Why are posts that users clearly approve of being closed?
One of the most annoying things about stackexchange has always been the borderline fanatic post closing or duplicate marking. Another question in meta was posed some time ago about the added value of this site. Olin pointed out that "This site grew out of frustration with how SE was managing their sites", mostly aiming at the fact that the site was driven by financial intentions that lowered the quality of the site. Or whatever else that he had in mind, it's irrelevant. https://electrical.codidact.com/questions/278821 -> This is a great post in my opinion. From the answers, it seems clear that it is not off-topic. It's an EMI issue, was identified as such and explained. This isn't 'What microwave should I buy?' or something similar, which would be off topic.
The question has a score of +3, so 3 people liked the question, which, taking into account current population of the site is considerable. 2 people answered and gave good answers! Now it is closed. It sits at the top of the list, and other people cannot add more value to the question, because answers are locked. Maybe Andy had something good to add, he usually does. Maybe someone else.

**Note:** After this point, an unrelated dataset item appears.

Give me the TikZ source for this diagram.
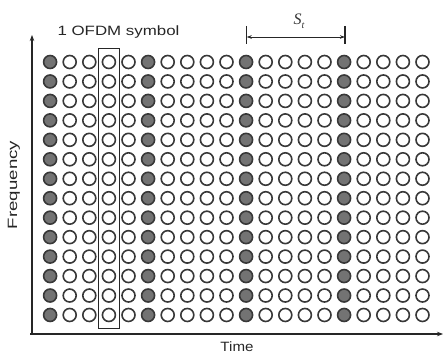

Of course, this is opinion based. But the message I want to get across is to not become like SE, where questions were closed just because the user had the privilege to do so. Community found the question interesting, closing it seems quite uncalled for even if it did not strictly match the on-topic guidelines letter-by-letter.
3 answers
We have to maintain the focus of the Electrical Engineering board at the electrical engineering level. We will be inundated by laymen questions (electronics use, repair, explaining electronics to laymen), if we don't close such questions. The actual engineers (the people with answers) will stop spending time on our board, if they don't see it as a professional board.
The current applicable rule from https://electrical.codidact.com/help/topics would be:
Off-topic
...
High-level use of electrical devices.If your question treats a device like a black box and isn't about its theory of operation or its design tradeoffs, then it's likely off topic.
First of all, this rule is really just a placeholder since there's no community consensus about these rules yet. I think it is a pretty sound rule personally though. But it actually says "design tradeoffs", which would apply in case a microwave oven leaks spurious/out of band emissions.
Or maybe it is not an EMI issue - the microwave might have a right to send out a certain amount of energy as intentional radiator on its designated carrier frequency. Then it's simply the "first device sending gets the band" rule that applies universally on public, license-free bands.
The OP need to provide more details, which in turn might mean that they have to know a bit of electronics - specifically radio spectrum allocation. What frequency is the microwave and WiFi running on respectively? Both of these could be using a lot of completely different frequency bands, depending on 1) brand and 2) which geographic market the device is intended for. If we don't know this, then answers will just be speculation.
What if the WiFi is running on 900MHz but the microwave on 2.4GHz? Then it doesn't make sense, you don't even have a harmonic from 900MHz in the 2.4GHz band, so the only cause would then be random EMI noise or maybe some strange mains voltage problem.
What if both are running on 2.4GHz? Well EMI and radio allocation in 2.4GHz bands is a tricky subject, maybe there's an answerable question. But how do we know? We can't demand that those answering need to do research about which frequency a certain WiFi router or microwave are using. It is the job of the person asking the question to dig up datasheets for the devices.
If the poster is an EE, there's a chance they have access to a spectrum analyser and could simply measure it. If they are a random "interested bystander", they have likely never even seen a spec.
So after consideration I think closing this question was the right call, not so much because it "treats a device like a black box" but because it lacks sufficient detail to answer the question without speculation.
EDIT
Just for the sake of it, I now asked the very same question, though with a bit more insight on radio spectrum allocation: Microwave oven interfering with WiFi on the 2.4GHz band. Just as an experiment, to see if it get clobbered with close votes too or if we can lure out some more detailed answers. In either case, we can compare my new question with the previous one. Is the new one on-topic and if so, what made it on-topic?
Definently agree. This original post hits a whole punch of EE topics. Sure, if the OP was an expert in consumer microwaves and WiFi theory and RF and FCC Compliance - they could write an epic post like the Lundin example. If they had background knowledge, I seriously doubt they would be posting the question in the first place.
I see a serious lack of questions on the new Codiact forum, and it's the same issue as with SE EE; not friendly to newbies or people who want to learn more.
EE Codiact won't grow unless you take the good with the bad... Otherwise if you are a newbie, why would you not go to EE SE?